Sunday, June 21, 2026
Estrella Gutierrez
- The emergence of non-governmental organisations (NGOs) as a driving force toward global sustainable development is one of the more positive results of the 1992 Earth Summit, according to leading Venezualan environmental official Arnaldo Jose Gabaldon.
He credits environmental NGOs for the widespread compliance of all nations with the commitments made at the Rio de Janeiro Summit to preseve the environmental integrity of the planet.
Gabaldon, who served as Latin America’s First “Prime Minister for the Environment” is a member of the Earth Council, created after the Rio summit to promote environmental solidarity worldwide among all environmental groups.
The Earth Council has organised the “Rio plus Five” conference in Rio de Janeiro March 13-19 to review progress and decide on new strategies on preserving the environment. The Rio forum precedes a special session of the UN General Assembly in June to debate the creation of a global authority to police accords.
The Rio forum also will discuss the points to be included in a projected “Earth Charter” whose comprehensive character will parallel the UN’s Declaration of Human Rights. The Charter is due to become effective in the year 2000.
Another issue on the agenda is economic globalisation, the establishment of regional commercial alliances, and the pathway of progressive competition among nations.
Gabaldon told IPS that since the so-called “Earth Summit,” “there has been significant progress at the legal level” and the creation in some cultures of a “new consciousness of sustainable development.”
But, he added “at the global level, the deterioration of the environment continues and there has been no significant change regarding widespread introduction of unsustainable development technique or philosophy.”
“Many of the preliminary initiatives outlined at Rio have not been complied with – in particular the technical and financial assistance that the Industrialized North promised to provide to developing countries of the South,” he said.
This lack of support had been a “blatant setback” to improving the environmental situation in equatorial countries, which comntained a disproportionate amount of the earth’s bio- genetic resources. A knock-on effect of the failure to provide needed resources had been the increase in poverty levels since 1992, he said.
Statistics compiled by the Earth Council showed that the gap between the world’s rich and poor has doubled in recent years, while 100 of the planet’s countries now experience worse indices of poverty than fiftee years ago.
Poverty contributed not only to human insecurity but to environmental jeopardy just as surely as unbridled consumerism in the North despoiled the integrity of the earth, he said.
One quarter of the earth’s population consumes three quarters of the earth’s resources, while simultaneously producing three quarters of the planet’s solid waste, according to the Earth Council.
For Gabaldon, one positive milestone along the road opened at the Rio Summit is that multinatonal financial institutions have increased their funding for environmental projects. They have also increased their demands that nations respect environmental integrity if they wish to receive funding for their development projects.
Concerning compliance of Latin American nations with Agenda XXI, the Rio document commiting the nations of the world to preserving the environment – Gabaldon noted some “like Costa Rica” have “done their work well.” Bolivia, also had done notable work and, in December “had the courage to convene a presidential summit regarding sustainable development.”

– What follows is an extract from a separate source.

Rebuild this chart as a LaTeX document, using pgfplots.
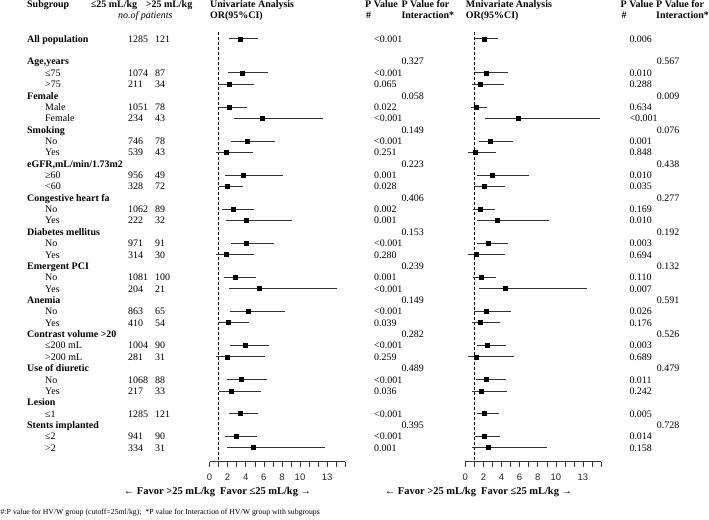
\documentclass[border=0pt]{standalone}
\usepackage{fontspec}
\setmainfont{Liberation Serif}
\setsansfont{Liberation Sans}
\usepackage{pgfplots}
\usepackage{pgfplotstable}
\pgfplotsset{compat=1.18}

\pgfplotstableread{
row est lo hi
0 3.34 2.12 5.39
3 3.63 2.01 6.50
4 2.19 0.97 4.95
6 2.15 1.05 4.18
7 5.80 2.71 12.57
9 4.14 2.38 7.24
10 1.82 0.72 4.84
12 3.73 1.75 8.09
13 2.01 1.05 3.73
15 2.67 1.41 4.95
16 4.11 1.82 9.12
18 4.11 2.41 7.09
19 1.79 0.68 4.95
21 2.85 1.60 5.17
22 5.50 2.19 14.12
24 4.29 2.27 8.34
25 2.12 0.97 4.33
27 3.89 2.27 6.54
28 1.93 0.72 6.13
30 3.48 1.97 6.32
31 2.45 1.01 5.66
33 3.34 2.12 5.39
35 3.00 1.75 5.25
36 4.88 1.90 12.76
}\unitable

\pgfplotstableread{
row est lo hi
0 2.07 1.07 3.58
3 2.36 1.07 4.69
4 1.66 0.74 4.31
6 1.18 0.63 2.43
7 5.79 2.21 14.92
9 2.80 1.48 5.27
10 1.10 0.33 3.43
12 3.02 1.29 7.01
13 2.10 1.00 4.35
15 1.62 0.81 3.28
16 3.50 1.29 9.22
18 2.51 1.29 4.69
19 1.25 0.33 4.35
21 1.73 0.88 3.36
22 4.46 1.48 13.41
24 2.29 1.00 5.01
25 1.70 0.77 3.83
27 2.40 1.29 4.46
28 1.25 0.29 5.42
30 2.29 1.18 4.46
31 1.73 0.77 4.64
33 2.10 1.25 3.68
35 2.10 1.07 3.83
36 2.54 0.77 9.07
}\multitable

\pgfplotsset{forest/.style={
  scale only axis, width=135.75bp, height=429.5bp, anchor=south west,
  xmin=0, xmax=15, ymin=-37.22, ymax=0.59,
  axis x line*=bottom, axis y line=none,
  xtick={0,...,15}, xticklabels={0,,2,,4,,6,,8,,10,,,13,,},
  tick align=outside, major tick length=5bp,
  every tick/.style={black!80, line width=0.5pt},
  x axis line style={black!80, line width=0.5pt},
  xticklabel style={font=\sffamily\fontsize{9.5}{11}\selectfont, text=black!85, yshift=-4bp},
  clip=false,
}}

\newcommand\Grp[2]{\node[anchor=base west, inner sep=0, font=\bfseries\fontsize{10}{12}\selectfont] at (27,{42.2+11.36*#1}) {#2};}
\newcommand\Sub[4]{%
  \node[anchor=base west, inner sep=0] at (45,{42.2+11.36*#1}) {#2};
  \node[anchor=base west, inner sep=0] at (128,{42.2+11.36*#1}) {#3};
  \node[anchor=base west, inner sep=0] at (155,{42.2+11.36*#1}) {#4};}
\newcommand\Pv[3]{\node[anchor=base west, inner sep=0] at (#1,{42.2+11.36*#2}) {#3};}

\begin{document}
\begin{tikzpicture}[every node/.style={font=\fontsize{10}{12}\selectfont}]
\useasboundingbox (0,0) rectangle (709bp,-520bp);

\begin{axis}[forest, at={(209.5bp,-461.5bp)}]
\addplot[black, line width=0.6pt, dash pattern=on 3bp off 2bp] coordinates {(1,0.59) (1,-37.22)};
\addplot[only marks, mark=square*, mark size=2bp, black,
  error bars/.cd, x dir=both, x explicit, error mark=none,
  error bar style={line width=0.7pt, black!80}]
  table[x=est, y expr=-\thisrow{row}, x error plus expr=\thisrow{hi}-\thisrow{est}, x error minus expr=\thisrow{est}-\thisrow{lo}] {\unitable};
\end{axis}

\begin{axis}[forest, at={(465.3bp,-461.5bp)}]
\addplot[black, line width=0.6pt, dash pattern=on 3bp off 2bp] coordinates {(1,0.59) (1,-37.22)};
\addplot[only marks, mark=square*, mark size=2bp, black,
  error bars/.cd, x dir=both, x explicit, error mark=none,
  error bar style={line width=0.7pt, black!80}]
  table[x=est, y expr=-\thisrow{row}, x error plus expr=\thisrow{hi}-\thisrow{est}, x error minus expr=\thisrow{est}-\thisrow{lo}] {\multitable};
\end{axis}

\begin{scope}[x=1bp, y=-1bp]
% headers
\begin{scope}[every node/.style={anchor=base west, inner sep=0, font=\bfseries\fontsize{10}{12}\selectfont}]
\node at (27,7.7) {Subgroup};
\node at (90.7,7.7) {≤25 mL/kg};
\node at (145.7,7.7) {>25 mL/kg};
\node at (210,7.7) {Univariate Analysis};
\node at (210,18.5) {OR(95\%CI)};
\node at (365,7.7) {P Value};
\node at (366,18.5) {\#};
\node at (401.3,7.7) {P Value for};
\node at (401.3,18.5) {Interaction*};
\node at (465.7,7.7) {Mnivariate Analysis};
\node at (465.7,18.5) {OR(95\%CI)};
\node at (620.5,7.7) {P Value};
\node at (621.5,18.5) {\#};
\node at (656,7.7) {P Value for};
\node at (656,18.5) {Interaction*};
\end{scope}
\node[anchor=base west, inner sep=0, font=\itshape\fontsize{10}{12}\selectfont] at (118,18.5) {no.of patients};

% left table
\Grp{0}{All population}
\node[anchor=base west, inner sep=0] at (128,{42.2}) {1285};
\node[anchor=base west, inner sep=0] at (155,{42.2}) {121};
\Grp{2}{Age,years}
\Sub{3}{≤75}{1074}{87}
\Sub{4}{>75}{211}{34}
\Grp{5}{Female}
\Sub{6}{Male}{1051}{78}
\Sub{7}{Female}{234}{43}
\Grp{8}{Smoking}
\Sub{9}{No}{746}{78}
\Sub{10}{Yes}{539}{43}
\Grp{11}{eGFR,mL/min/1.73m2}
\Sub{12}{≥60}{956}{49}
\Sub{13}{<60}{328}{72}
\Grp{14}{Congestive heart fa}
\Sub{15}{No}{1062}{89}
\Sub{16}{Yes}{222}{32}
\Grp{17}{Diabetes mellitus}
\Sub{18}{No}{971}{91}
\Sub{19}{Yes}{314}{30}
\Grp{20}{Emergent PCI}
\Sub{21}{No}{1081}{100}
\Sub{22}{Yes}{204}{21}
\Grp{23}{Anemia}
\Sub{24}{No}{863}{65}
\Sub{25}{Yes}{410}{54}
\Grp{26}{Contrast volume >20}
\Sub{27}{≤200 mL}{1004}{90}
\Sub{28}{>200 mL}{281}{31}
\Grp{29}{Use of diuretic}
\Sub{30}{No}{1068}{88}
\Sub{31}{Yes}{217}{33}
\Grp{32}{Lesion}
\Sub{33}{≤1}{1285}{121}
\Grp{34}{Stents implanted}
\Sub{35}{≤2}{941}{90}
\Sub{36}{>2}{334}{31}

% univariate p values
\foreach \r/\p in {0/<0.001,3/<0.001,4/0.065,6/0.022,7/<0.001,9/<0.001,10/0.251,12/0.001,13/0.028,15/0.002,16/0.001,18/<0.001,19/0.280,21/0.001,22/<0.001,24/<0.001,25/0.039,27/<0.001,28/0.259,30/<0.001,31/0.036,33/<0.001,35/<0.001,36/0.001}
  {\Pv{374}{\r}{\p}}
\foreach \r/\p in {2/0.327,5/0.058,8/0.149,11/0.223,14/0.406,17/0.153,20/0.239,23/0.149,26/0.282,29/0.489,34/0.395}
  {\Pv{401.3}{\r}{\p}}
% multivariate p values
\foreach \r/\p in {0/0.006,3/0.010,4/0.288,6/0.634,7/<0.001,9/0.001,10/0.848,12/0.010,13/0.035,15/0.169,16/0.010,18/0.003,19/0.694,21/0.110,22/0.007,24/0.026,25/0.176,27/0.003,28/0.689,30/0.011,31/0.242,33/0.005,35/0.014,36/0.158}
  {\Pv{629.3}{\r}{\p}}
\foreach \r/\p in {2/0.567,5/0.009,8/0.076,11/0.438,14/0.277,17/0.192,20/0.132,23/0.591,26/0.526,29/0.479,34/0.728}
  {\Pv{656.7}{\r}{\p}}

% favor labels
\node[anchor=base, inner sep=0, font=\bfseries\fontsize{10.5}{12}\selectfont] at (217.5,494.5) {← Favor >25 mL/kg\ \ Favor ≤25 mL/kg →};
\node[anchor=base, inner sep=0, font=\bfseries\fontsize{10.5}{12}\selectfont] at (478.5,494.5) {← Favor >25 mL/kg\ \ Favor ≤25 mL/kg →};

% footnote
\node[anchor=base west, inner sep=0, font=\fontsize{7.8}{9}\selectfont] at (0.5,514) {\#:P value for HV/W group (cutoff=25ml/kg);\ \ *P value for Interaction of HV/W group with subgroups};
\end{scope}
\end{tikzpicture}
\end{document}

But in general, progress has been inadequate, and in some countries – such as Venezuela – the topic of sustainable development “is still an illusion that haunts the margin of political debate.” In other countries, Agenda XXI has been similarly marginalized, if not ignored, he said.
NGOs need to “express the importance of coordinated international and global effort to ensure that civil societies assume the sort of local and global responsibilities which must be shouldered if we are to deal with immense environmental problems that respect no boundaries,” Gaboldon said.
Environmental organizations are going to be a determining factor in provoking necessary change, he said. “They are also needed to demonstrate that the security of humankind ultimately depends on a shift in attitude which makes these changes possible.”